> _SOURCE MATERIAL_:
****
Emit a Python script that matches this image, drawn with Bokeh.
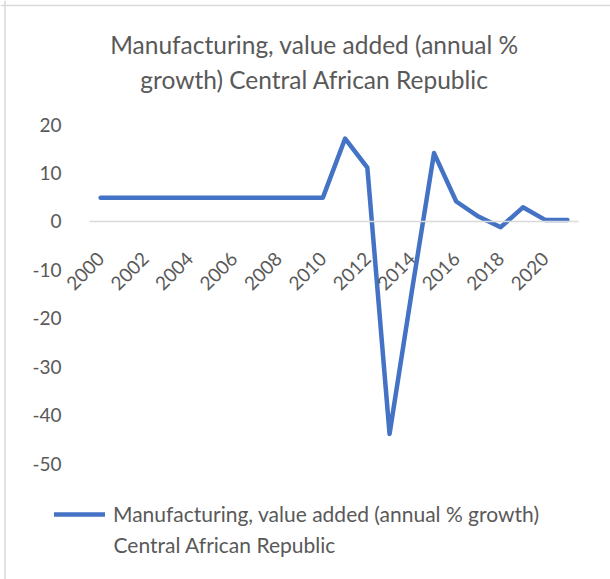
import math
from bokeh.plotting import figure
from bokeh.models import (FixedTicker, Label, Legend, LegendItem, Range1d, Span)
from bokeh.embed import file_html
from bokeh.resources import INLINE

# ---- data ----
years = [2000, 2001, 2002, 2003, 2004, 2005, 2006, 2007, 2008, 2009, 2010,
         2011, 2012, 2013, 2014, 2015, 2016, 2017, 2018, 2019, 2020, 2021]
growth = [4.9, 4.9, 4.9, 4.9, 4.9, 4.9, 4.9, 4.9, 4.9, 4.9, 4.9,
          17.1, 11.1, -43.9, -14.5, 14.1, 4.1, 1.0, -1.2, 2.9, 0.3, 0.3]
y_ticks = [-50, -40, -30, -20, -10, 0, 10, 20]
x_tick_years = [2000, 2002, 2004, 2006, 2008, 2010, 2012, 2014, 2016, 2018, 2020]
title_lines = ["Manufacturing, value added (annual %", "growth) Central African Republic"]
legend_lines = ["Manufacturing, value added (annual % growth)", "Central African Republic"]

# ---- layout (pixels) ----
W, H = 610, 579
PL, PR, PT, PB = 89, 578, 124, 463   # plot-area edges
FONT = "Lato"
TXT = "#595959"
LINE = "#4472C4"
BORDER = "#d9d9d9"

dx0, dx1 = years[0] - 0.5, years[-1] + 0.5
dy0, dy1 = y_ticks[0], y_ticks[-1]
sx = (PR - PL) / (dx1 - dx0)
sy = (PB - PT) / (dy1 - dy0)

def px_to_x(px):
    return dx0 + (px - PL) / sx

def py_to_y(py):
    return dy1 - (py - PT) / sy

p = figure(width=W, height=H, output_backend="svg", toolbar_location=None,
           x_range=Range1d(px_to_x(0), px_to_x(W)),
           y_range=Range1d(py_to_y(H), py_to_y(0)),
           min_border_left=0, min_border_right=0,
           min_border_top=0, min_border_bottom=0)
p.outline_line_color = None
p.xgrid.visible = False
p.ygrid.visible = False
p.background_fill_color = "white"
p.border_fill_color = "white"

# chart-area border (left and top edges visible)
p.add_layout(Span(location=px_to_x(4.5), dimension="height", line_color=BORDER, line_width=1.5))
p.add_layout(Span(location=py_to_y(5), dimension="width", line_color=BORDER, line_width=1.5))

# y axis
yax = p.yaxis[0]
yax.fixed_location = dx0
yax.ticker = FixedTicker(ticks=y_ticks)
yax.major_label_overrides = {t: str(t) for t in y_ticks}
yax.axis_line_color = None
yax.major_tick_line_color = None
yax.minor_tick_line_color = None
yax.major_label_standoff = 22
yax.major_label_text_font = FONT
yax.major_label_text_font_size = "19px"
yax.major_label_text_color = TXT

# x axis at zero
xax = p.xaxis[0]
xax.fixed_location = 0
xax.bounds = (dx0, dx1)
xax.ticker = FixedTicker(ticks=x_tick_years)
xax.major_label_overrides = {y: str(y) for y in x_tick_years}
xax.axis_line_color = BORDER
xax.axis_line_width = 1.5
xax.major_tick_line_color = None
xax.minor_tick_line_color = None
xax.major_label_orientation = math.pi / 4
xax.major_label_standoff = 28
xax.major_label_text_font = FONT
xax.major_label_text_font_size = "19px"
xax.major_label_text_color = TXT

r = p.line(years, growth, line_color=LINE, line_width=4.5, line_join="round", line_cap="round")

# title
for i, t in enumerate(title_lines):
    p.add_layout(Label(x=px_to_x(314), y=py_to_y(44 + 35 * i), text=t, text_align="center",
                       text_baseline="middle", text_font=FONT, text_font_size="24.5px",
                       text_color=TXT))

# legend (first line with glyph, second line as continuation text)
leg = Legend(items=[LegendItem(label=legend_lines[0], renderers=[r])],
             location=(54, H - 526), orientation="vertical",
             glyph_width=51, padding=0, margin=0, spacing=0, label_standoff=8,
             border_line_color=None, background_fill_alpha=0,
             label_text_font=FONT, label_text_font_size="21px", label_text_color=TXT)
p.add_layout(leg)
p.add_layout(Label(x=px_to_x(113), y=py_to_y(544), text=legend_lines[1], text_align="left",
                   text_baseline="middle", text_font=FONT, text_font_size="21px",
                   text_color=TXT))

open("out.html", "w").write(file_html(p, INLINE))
****
> _BRIEF_:
Your task is to reproduce all of the material exactly. The pictures stay out.

> _TASK OUTPUT_:
Emit a Python script that matches this image, drawn with Bokeh.
import math
from bokeh.plotting import figure
from bokeh.models import (FixedTicker, Label, Legend, LegendItem, Range1d, Span)
from bokeh.embed import file_html
from bokeh.resources import INLINE

# ---- data ----
years = [2000, 2001, 2002, 2003, 2004, 2005, 2006, 2007, 2008, 2009, 2010,
         2011, 2012, 2013, 2014, 2015, 2016, 2017, 2018, 2019, 2020, 2021]
growth = [4.9, 4.9, 4.9, 4.9, 4.9, 4.9, 4.9, 4.9, 4.9, 4.9, 4.9,
          17.1, 11.1, -43.9, -14.5, 14.1, 4.1, 1.0, -1.2, 2.9, 0.3, 0.3]
y_ticks = [-50, -40, -30, -20, -10, 0, 10, 20]
x_tick_years = [2000, 2002, 2004, 2006, 2008, 2010, 2012, 2014, 2016, 2018, 2020]
title_lines = ["Manufacturing, value added (annual %", "growth) Central African Republic"]
legend_lines = ["Manufacturing, value added (annual % growth)", "Central African Republic"]

# ---- layout (pixels) ----
W, H = 610, 579
PL, PR, PT, PB = 89, 578, 124, 463   # plot-area edges
FONT = "Lato"
TXT = "#595959"
LINE = "#4472C4"
BORDER = "#d9d9d9"

dx0, dx1 = years[0] - 0.5, years[-1] + 0.5
dy0, dy1 = y_ticks[0], y_ticks[-1]
sx = (PR - PL) / (dx1 - dx0)
sy = (PB - PT) / (dy1 - dy0)

def px_to_x(px):
    return dx0 + (px - PL) / sx

def py_to_y(py):
    return dy1 - (py - PT) / sy

p = figure(width=W, height=H, output_backend="svg", toolbar_location=None,
           x_range=Range1d(px_to_x(0), px_to_x(W)),
           y_range=Range1d(py_to_y(H), py_to_y(0)),
           min_border_left=0, min_border_right=0,
           min_border_top=0, min_border_bottom=0)
p.outline_line_color = None
p.xgrid.visible = False
p.ygrid.visible = False
p.background_fill_color = "white"
p.border_fill_color = "white"

# chart-area border (left and top edges visible)
p.add_layout(Span(location=px_to_x(4.5), dimension="height", line_color=BORDER, line_width=1.5))
p.add_layout(Span(location=py_to_y(5), dimension="width", line_color=BORDER, line_width=1.5))

# y axis
yax = p.yaxis[0]
yax.fixed_location = dx0
yax.ticker = FixedTicker(ticks=y_ticks)
yax.major_label_overrides = {t: str(t) for t in y_ticks}
yax.axis_line_color = None
yax.major_tick_line_color = None
yax.minor_tick_line_color = None
yax.major_label_standoff = 22
yax.major_label_text_font = FONT
yax.major_label_text_font_size = "19px"
yax.major_label_text_color = TXT

# x axis at zero
xax = p.xaxis[0]
xax.fixed_location = 0
xax.bounds = (dx0, dx1)
xax.ticker = FixedTicker(ticks=x_tick_years)
xax.major_label_overrides = {y: str(y) for y in x_tick_years}
xax.axis_line_color = BORDER
xax.axis_line_width = 1.5
xax.major_tick_line_color = None
xax.minor_tick_line_color = None
xax.major_label_orientation = math.pi / 4
xax.major_label_standoff = 28
xax.major_label_text_font = FONT
xax.major_label_text_font_size = "19px"
xax.major_label_text_color = TXT

r = p.line(years, growth, line_color=LINE, line_width=4.5, line_join="round", line_cap="round")

# title
for i, t in enumerate(title_lines):
    p.add_layout(Label(x=px_to_x(314), y=py_to_y(44 + 35 * i), text=t, text_align="center",
                       text_baseline="middle", text_font=FONT, text_font_size="24.5px",
                       text_color=TXT))

# legend (first line with glyph, second line as continuation text)
leg = Legend(items=[LegendItem(label=legend_lines[0], renderers=[r])],
             location=(54, H - 526), orientation="vertical",
             glyph_width=51, padding=0, margin=0, spacing=0, label_standoff=8,
             border_line_color=None, background_fill_alpha=0,
             label_text_font=FONT, label_text_font_size="21px", label_text_color=TXT)
p.add_layout(leg)
p.add_layout(Label(x=px_to_x(113), y=py_to_y(544), text=legend_lines[1], text_align="left",
                   text_baseline="middle", text_font=FONT, text_font_size="21px",
                   text_color=TXT))

open("out.html", "w").write(file_html(p, INLINE))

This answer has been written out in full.